start

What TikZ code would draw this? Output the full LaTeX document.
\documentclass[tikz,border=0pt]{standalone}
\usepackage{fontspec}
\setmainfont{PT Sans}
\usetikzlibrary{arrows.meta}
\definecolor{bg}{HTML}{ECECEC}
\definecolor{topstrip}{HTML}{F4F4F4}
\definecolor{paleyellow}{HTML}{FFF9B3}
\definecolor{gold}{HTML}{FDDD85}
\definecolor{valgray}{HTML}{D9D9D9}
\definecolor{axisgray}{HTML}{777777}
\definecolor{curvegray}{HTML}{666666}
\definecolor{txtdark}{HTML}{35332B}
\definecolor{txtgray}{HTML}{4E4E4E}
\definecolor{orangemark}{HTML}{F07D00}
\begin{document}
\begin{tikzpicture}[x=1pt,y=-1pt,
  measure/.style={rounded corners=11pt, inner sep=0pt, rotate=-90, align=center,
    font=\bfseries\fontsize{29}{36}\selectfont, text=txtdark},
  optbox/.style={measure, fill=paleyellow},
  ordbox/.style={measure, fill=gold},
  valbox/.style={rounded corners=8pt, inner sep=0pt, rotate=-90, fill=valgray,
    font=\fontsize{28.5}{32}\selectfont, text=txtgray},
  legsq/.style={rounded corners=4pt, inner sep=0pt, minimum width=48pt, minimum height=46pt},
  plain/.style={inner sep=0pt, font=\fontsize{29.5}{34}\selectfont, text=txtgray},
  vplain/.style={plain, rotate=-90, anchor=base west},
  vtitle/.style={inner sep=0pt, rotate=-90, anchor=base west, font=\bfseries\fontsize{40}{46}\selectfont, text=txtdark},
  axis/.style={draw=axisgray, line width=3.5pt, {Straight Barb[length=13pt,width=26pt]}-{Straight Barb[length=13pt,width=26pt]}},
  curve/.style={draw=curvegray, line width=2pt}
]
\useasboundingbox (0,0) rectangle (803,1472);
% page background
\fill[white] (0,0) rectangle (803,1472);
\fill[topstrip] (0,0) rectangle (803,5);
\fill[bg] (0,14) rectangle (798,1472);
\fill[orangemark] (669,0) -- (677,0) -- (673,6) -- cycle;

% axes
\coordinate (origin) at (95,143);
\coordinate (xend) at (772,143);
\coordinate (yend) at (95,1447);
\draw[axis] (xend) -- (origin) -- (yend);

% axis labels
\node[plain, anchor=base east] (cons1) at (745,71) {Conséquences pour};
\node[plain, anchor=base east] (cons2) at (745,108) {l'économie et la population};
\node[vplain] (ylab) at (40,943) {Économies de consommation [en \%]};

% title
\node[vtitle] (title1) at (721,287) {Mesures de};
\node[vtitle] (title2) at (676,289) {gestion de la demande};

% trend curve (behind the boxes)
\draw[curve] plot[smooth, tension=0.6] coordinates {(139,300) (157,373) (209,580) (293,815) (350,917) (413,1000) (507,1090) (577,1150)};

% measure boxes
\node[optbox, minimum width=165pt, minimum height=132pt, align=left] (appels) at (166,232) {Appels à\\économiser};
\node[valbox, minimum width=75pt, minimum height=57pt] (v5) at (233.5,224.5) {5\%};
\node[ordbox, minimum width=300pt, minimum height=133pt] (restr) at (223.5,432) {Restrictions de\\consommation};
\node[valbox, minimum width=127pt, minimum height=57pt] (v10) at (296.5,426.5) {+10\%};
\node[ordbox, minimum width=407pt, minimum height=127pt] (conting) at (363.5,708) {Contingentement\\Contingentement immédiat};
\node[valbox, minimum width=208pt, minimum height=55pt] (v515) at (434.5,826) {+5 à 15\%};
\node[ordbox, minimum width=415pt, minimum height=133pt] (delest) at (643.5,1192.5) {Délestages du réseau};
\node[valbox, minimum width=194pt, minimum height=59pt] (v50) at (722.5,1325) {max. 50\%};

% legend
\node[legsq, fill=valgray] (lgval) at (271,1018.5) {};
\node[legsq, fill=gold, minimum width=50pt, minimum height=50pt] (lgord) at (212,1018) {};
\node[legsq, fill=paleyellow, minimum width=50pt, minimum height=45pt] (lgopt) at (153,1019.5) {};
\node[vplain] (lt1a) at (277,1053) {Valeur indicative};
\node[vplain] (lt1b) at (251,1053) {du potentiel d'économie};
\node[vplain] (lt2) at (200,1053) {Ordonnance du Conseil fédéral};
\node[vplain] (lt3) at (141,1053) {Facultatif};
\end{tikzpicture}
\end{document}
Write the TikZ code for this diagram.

end

Exercise goal:
Read through the data and copy every line where "code" shows up.

Solution for this exercise:
What TikZ code would draw this? Output the full LaTeX document.
Write the TikZ code for this diagram.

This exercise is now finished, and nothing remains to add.